Features

Trash talk: New York mayor’s proposed recycling halt angers environmental groups

By Larry McShane The Associated Press
Tuesday April 23, 2002

NEW YORK — The nation’s recycling movement has been steadily expanding for three decades — so much that it has become almost standard practice for people to separate their paper, plastic and glass. 

But in the nation’s biggest city — and the one that produces the most garbage — New York Mayor Michael Bloomberg wants to temporarily do away with most recycling in an effort to close a nearly $5 billion budget gap. 

It’s a notable retreat from the recycling movement and one that has been trashed by critics. Despite the opposition and the plan’s major political hurdles, Bloomberg stuck with the proposal when he released a new version of his budget last week. 

Bloomberg would suspend the recycling of glass, metal and plastic for 18 months at an estimated savings of $56.6 million.
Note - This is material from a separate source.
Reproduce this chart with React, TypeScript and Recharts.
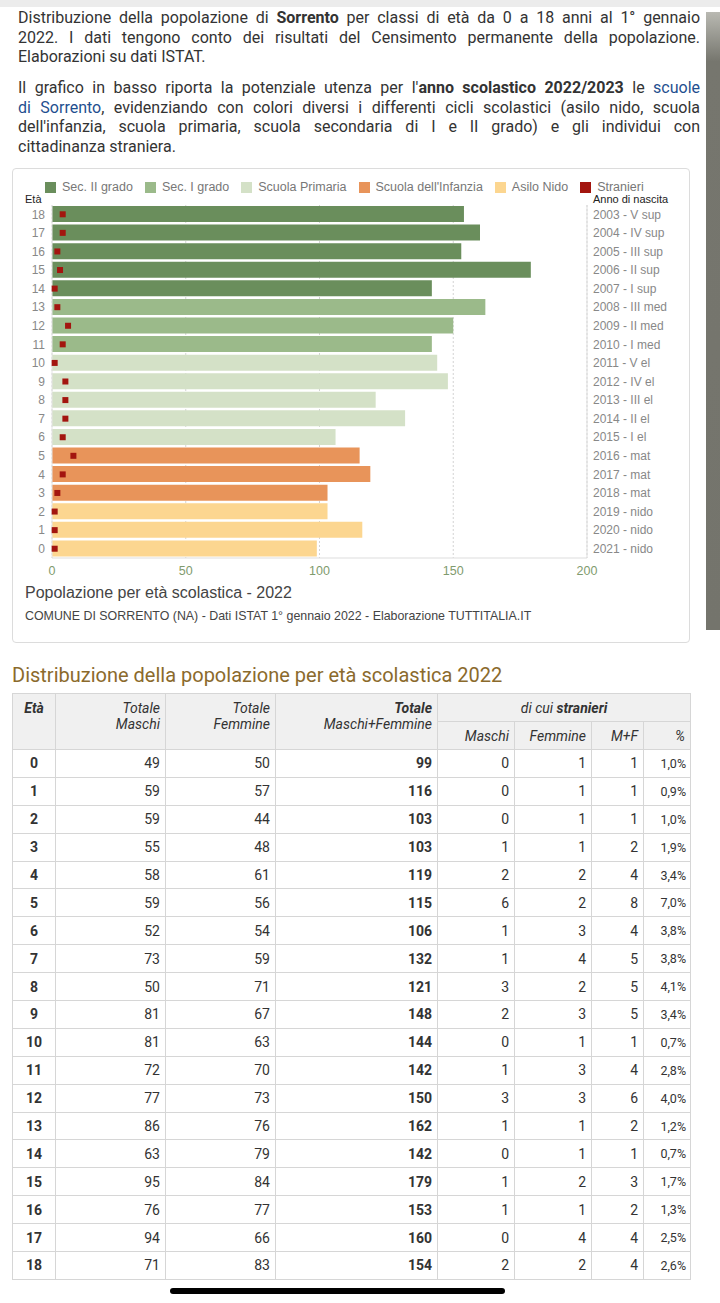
import React from "react";
import { ComposedChart, Bar, Line, XAxis, YAxis, CartesianGrid, Cell } from "recharts";

// età 0..18
const ages = [0, 1, 2, 3, 4, 5, 6, 7, 8, 9, 10, 11, 12, 13, 14, 15, 16, 17, 18];
const maschi = [49, 59, 59, 55, 58, 59, 52, 73, 50, 81, 81, 72, 77, 86, 63, 95, 76, 94, 71];
const femmine = [50, 57, 44, 48, 61, 56, 54, 59, 71, 67, 63, 70, 73, 76, 79, 84, 77, 66, 83];
const totale = [99, 116, 103, 103, 119, 115, 106, 132, 121, 148, 144, 142, 150, 162, 142, 179, 153, 160, 154];
const strMaschi = [0, 0, 0, 1, 2, 6, 1, 1, 3, 2, 0, 1, 3, 1, 0, 1, 1, 0, 2];
const strFemmine = [1, 1, 1, 1, 2, 2, 3, 4, 2, 3, 1, 3, 3, 1, 1, 2, 1, 4, 2];
const strTotale = [1, 1, 1, 2, 4, 8, 4, 5, 5, 5, 1, 4, 6, 2, 1, 3, 2, 4, 4];
const strPerc = ["1,0%", "0,9%", "1,0%", "1,9%", "3,4%", "7,0%", "3,8%", "3,8%", "4,1%", "3,4%", "0,7%", "2,8%", "4,0%", "1,2%", "0,7%", "1,7%", "1,3%", "2,5%", "2,6%"];

const birthYears = [2021, 2020, 2019, 2018, 2017, 2016, 2015, 2014, 2013, 2012, 2011, 2010, 2009, 2008, 2007, 2006, 2005, 2004, 2003];
const classi = ["nido", "nido", "nido", "mat", "mat", "mat", "I el", "II el", "III el", "IV el", "V el", "I med", "II med", "III med", "I sup", "II sup", "III sup", "IV sup", "V sup"];
const cicli = ["nido", "nido", "nido", "infanzia", "infanzia", "infanzia", "primaria", "primaria", "primaria", "primaria", "primaria", "sec1", "sec1", "sec1", "sec2", "sec2", "sec2", "sec2", "sec2"];

const xTicks = [0, 50, 100, 150, 200];

const colors: Record<string, string> = {
  sec2: "#6a8e5c",
  sec1: "#9bba8a",
  primaria: "#d4e1c7",
  infanzia: "#e8945a",
  nido: "#fcd690",
  stranieri: "#a3150f",
};

const legendItems = [
  { key: "sec2", label: "Sec. II grado" },
  { key: "sec1", label: "Sec. I grado" },
  { key: "primaria", label: "Scuola Primaria" },
  { key: "infanzia", label: "Scuola dell'Infanzia" },
  { key: "nido", label: "Asilo Nido" },
  { key: "stranieri", label: "Stranieri" },
];

const chartData = ages.map((a, i) => ({
  age: a,
  totale: totale[i],
  stranieri: strTotale[i],
  ciclo: cicli[i],
}));

const Square = (props: any) => {
  const { cx, cy, index } = props;
  if (cx == null || cy == null) return <g key={index} />;
  return <rect key={index} x={cx - 3} y={cy - 3} width={6} height={6} fill={colors.stranieri} />;
};

const pText: React.CSSProperties = {
  position: "absolute",
  left: 18,
  width: 682,
  fontFamily: "Roboto, 'Liberation Sans', sans-serif",
  fontSize: 16,
  lineHeight: "19.6px",
  color: "#333",
};
const just: React.CSSProperties = { textAlign: "justify", textAlignLast: "justify", whiteSpace: "nowrap" };
const link: React.CSSProperties = { color: "#1f4f8f" };

const border = "1px solid #d6d6d6";
const th: React.CSSProperties = {
  border,
  background: "#f0f0f0",
  fontStyle: "italic",
  fontWeight: "normal",
  fontSize: 14,
  color: "#333",
  padding: "0 5px",
  lineHeight: "16px",
};
const td: React.CSSProperties = {
  border,
  fontSize: 14,
  color: "#333",
  padding: "0 5px",
  textAlign: "right",
  height: 27.9,
  boxSizing: "border-box",
};

export default function App() {
  return (
    <div style={{ position: "absolute", left: 0, top: 0, width: 720, height: 1303, background: "#fff", overflow: "hidden" }}>
      {/* barra grigia in alto e scrollbar */}
      <div style={{ position: "absolute", left: 0, top: 0, width: 720, height: 7, background: "#ececec" }} />
      <div style={{ position: "absolute", left: 706, top: 12, width: 14, height: 618, background: "linear-gradient(#b9b9b2, #76766e 8%, #74746c)" }} />

      <div style={{ ...pText, top: 8 }}>
        <div style={just}>
          Distribuzione della popolazione di <b>Sorrento</b> per classi di età da 0 a 18 anni al 1° gennaio
        </div>
        <div style={just}>2022. I dati tengono conto dei risultati del Censimento permanente della popolazione.</div>
        <div>Elaborazioni su dati ISTAT.</div>
      </div>
      <div style={{ ...pText, top: 78 }}>
        <div style={just}>
          Il grafico in basso riporta la potenziale utenza per l'<b>anno scolastico 2022/2023</b> le <span style={link}>scuole</span>
        </div>
        <div style={just}>
          <span style={link}>di Sorrento</span>, evidenziando con colori diversi i differenti cicli scolastici (asilo nido, scuola
        </div>
        <div style={just}>dell'infanzia, scuola primaria, scuola secondaria di I e II grado) e gli individui con</div>
        <div>cittadinanza straniera.</div>
      </div>

      {/* riquadro grafico */}
      <div style={{ position: "absolute", left: 12, top: 168, width: 676, height: 473, border: "1px solid #dcdcdc", borderRadius: 4 }} />

      <div style={{ position: "absolute", left: 45, top: 180, display: "flex", gap: 12, fontFamily: "'Liberation Sans', Arial, sans-serif", fontSize: 12.5, color: "#777", whiteSpace: "nowrap" }}>
        {legendItems.map((it) => (
          <div key={it.key} style={{ display: "flex", alignItems: "center", gap: 6, height: 14 }}>
            <span style={{ width: 11, height: 11, background: colors[it.key], display: "inline-block" }} />
            <span>{it.label}</span>
          </div>
        ))}
      </div>

      <div style={{ position: "absolute", left: 25, top: 193, fontFamily: "'Liberation Sans', Arial, sans-serif", fontSize: 11, color: "#222" }}>Età</div>
      <div style={{ position: "absolute", left: 593, top: 193, fontFamily: "'Liberation Sans', Arial, sans-serif", fontSize: 11, color: "#222" }}>Anno di nascita</div>

      <div style={{ position: "absolute", left: 0, top: 160, fontFamily: "'Liberation Sans', Arial, sans-serif" }}>
        <ComposedChart layout="vertical" width={700} height={430} data={chartData} margin={{ top: 45, right: 13, bottom: 2, left: 0 }}>
          <CartesianGrid horizontal={false} strokeDasharray="2 2" stroke="#d3d3d3" />
          <XAxis
            type="number"
            domain={[0, 200]}
            ticks={xTicks}
            height={30}
            axisLine={{ stroke: "#dddddd" }}
            tickLine={false}
            tick={{ fill: "#7f9b6e", fontSize: 12.5 }}
          />
          <YAxis
            type="category"
            dataKey="age"
            reversed
            interval={0}
            width={52}
            axisLine={{ stroke: "#e4e4e4" }}
            tickLine={false}
            tickSize={5}
            tick={{ fill: "#888", fontSize: 12 }}
          />
          <YAxis
            yAxisId="right"
            orientation="right"
            type="category"
            dataKey="age"
            reversed
            interval={0}
            width={100}
            axisLine={{ stroke: "#dddddd" }}
            tickLine={false}
            tickSize={4}
            tick={{ fill: "#888", fontSize: 12 }}
            tickFormatter={(v: number) => `${birthYears[v]} - ${classi[v]}`}
          />
          <Bar dataKey="totale" barSize={16} isAnimationActive={false}>
            {chartData.map((d) => (
              <Cell key={d.age} fill={colors[d.ciclo]} />
            ))}
          </Bar>
          <Line
            yAxisId="right"
            dataKey="stranieri"
            stroke="none"
            dot={Square}
            activeDot={false}
            isAnimationActive={false}
          />
        </ComposedChart>
      </div>

      <div style={{ position: "absolute", left: 25, top: 584, fontFamily: "'Liberation Sans', Arial, sans-serif", fontSize: 16, color: "#444" }}>
        Popolazione per età scolastica - 2022
      </div>
      <div style={{ position: "absolute", left: 25, top: 609, fontFamily: "'Liberation Sans', Arial, sans-serif", fontSize: 12.4, color: "#444" }}>
        COMUNE DI SORRENTO (NA) - Dati ISTAT 1° gennaio 2022 - Elaborazione TUTTITALIA.IT
      </div>

      <div style={{ position: "absolute", left: 12, top: 663, fontFamily: "Roboto, 'Liberation Sans', sans-serif", fontSize: 20, color: "#8b6a2c" }}>
        Distribuzione della popolazione per età scolastica 2022
      </div>

      <table
        style={{
          position: "absolute",
          left: 12,
          top: 693,
          width: 678,
          borderCollapse: "collapse",
          tableLayout: "fixed",
          fontFamily: "Roboto, 'Liberation Sans', sans-serif",
          border: "1px solid #cfcfcf",
        }}
      >
        <colgroup>
          <col style={{ width: 43 }} />
          <col style={{ width: 110 }} />
          <col style={{ width: 110 }} />
          <col style={{ width: 162 }} />
          <col style={{ width: 77 }} />
          <col style={{ width: 77 }} />
          <col style={{ width: 52 }} />
          <col style={{ width: 47 }} />
        </colgroup>
        <thead>
          <tr style={{ height: 28 }}>
            <th rowSpan={2} style={{ ...th, fontWeight: "bold", textAlign: "center", verticalAlign: "top", paddingTop: 6 }}>Età</th>
            <th rowSpan={2} style={{ ...th, textAlign: "right", verticalAlign: "top", paddingTop: 6 }}>Totale<br />Maschi</th>
            <th rowSpan={2} style={{ ...th, textAlign: "right", verticalAlign: "top", paddingTop: 6 }}>Totale<br />Femmine</th>
            <th rowSpan={2} style={{ ...th, textAlign: "right", verticalAlign: "top", paddingTop: 6 }}><b>Totale</b><br />Maschi+Femmine</th>
            <th colSpan={4} style={{ ...th, textAlign: "center" }}>di cui <b>stranieri</b></th>
          </tr>
          <tr style={{ height: 28 }}>
            <th style={{ ...th, textAlign: "right" }}>Maschi</th>
            <th style={{ ...th, textAlign: "right" }}>Femmine</th>
            <th style={{ ...th, textAlign: "right" }}>M+F</th>
            <th style={{ ...th, textAlign: "right" }}>%</th>
          </tr>
        </thead>
        <tbody>
          {ages.map((a, i) => (
            <tr key={a}>
              <td style={{ ...td, textAlign: "center", fontWeight: "bold" }}>{a}</td>
              <td style={td}>{maschi[i]}</td>
              <td style={td}>{femmine[i]}</td>
              <td style={{ ...td, fontWeight: "bold" }}>{totale[i]}</td>
              <td style={td}>{strMaschi[i]}</td>
              <td style={td}>{strFemmine[i]}</td>
              <td style={td}>{strTotale[i]}</td>
              <td style={{ ...td, fontSize: 12.5, paddingRight: 4 }}>{strPerc[i]}</td>
            </tr>
          ))}
        </tbody>
      </table>

      <div style={{ position: "absolute", left: 170, top: 1288, width: 335, height: 6, borderRadius: 3, background: "#000" }} />
    </div>
  );
}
The city collects more than 320,000 tons of recyclable glass, metal and plastic annually, but Bloomberg said it does the job inefficiently. 

“The recycling program is not, with the exception of paper, saving the ecology of the world very much. And it is very expensive,” said Bloomberg, who unveiled the proposal in his initial budget in February. 

Environmental groups say they are unaware of any major American city that has scaled back its recycling program. 

“To stop recycling would be to turn the clock backward,” said Suzanne Shepard of the New York chapter of the Sierra Club. “Recycling and waste reduction are the cornerstones to reducing this city’s waste stream.” 

The plan still faces approval by the City Council, where members have expressed opposition. State law also requires curbside recycling, so a suspension could face legal challenges as well. 

City Council member Michael McMahon, head of the council committee on sanitation and solid waste, said the city has never fully committed to its decade-old recycling program. He fears that if the city suspends the program, it would disappear forever. 

“I’m very discouraged that in this tough budgetary time, they use that as an excuse to kill the program,” said McMahon, a Staten Island Democrat whose borough was home to the city’s recently closed landfill. 

The city ships its trash out of state, and the New York Public Interest Group said that increasing the volume of trash will simply invite higher per-ton disposal rates. 

But the Bloomberg administration insists the recycling program is both costly and ineffective. 

The cost of glass, metal and plastic recycling is $240 per ton, according to the mayor’s office; simple trash disposal runs about $130 per ton, accounting for the savings. The city would continue its paper recycling program, which runs about $87 a ton. 

The Department of Sanitation, which operates the program, estimates 40 percent of the city’s glass, metal and plastic waste is not suitable quality for recycling — so the material goes to a landfill anyway. 

In addition, the administration says the current program of collecting and sorting recyclables is labor-intensive in a city with unusually high labor costs. It suggests the suspension would allow the city to reconstitute the recycling program to make it more efficient. 

It’s not the first time a city in New York state has discussed halting recycling. 

On Jan. 1, 2000, the small city of Amsterdam about 30 miles northwest of Albany became the first municipality in the nation to officially drop its recycling program to help the cash-strapped city’s finances. 

State Attorney General Eliot Spitzer sued and Amsterdam officials then resumed recycling rather than face potential penalties, including massive fines. 

Spitzer has been offering expertise to New York City on the matter, but his spokesman said earlier this year that the office didn’t plan on suing the city.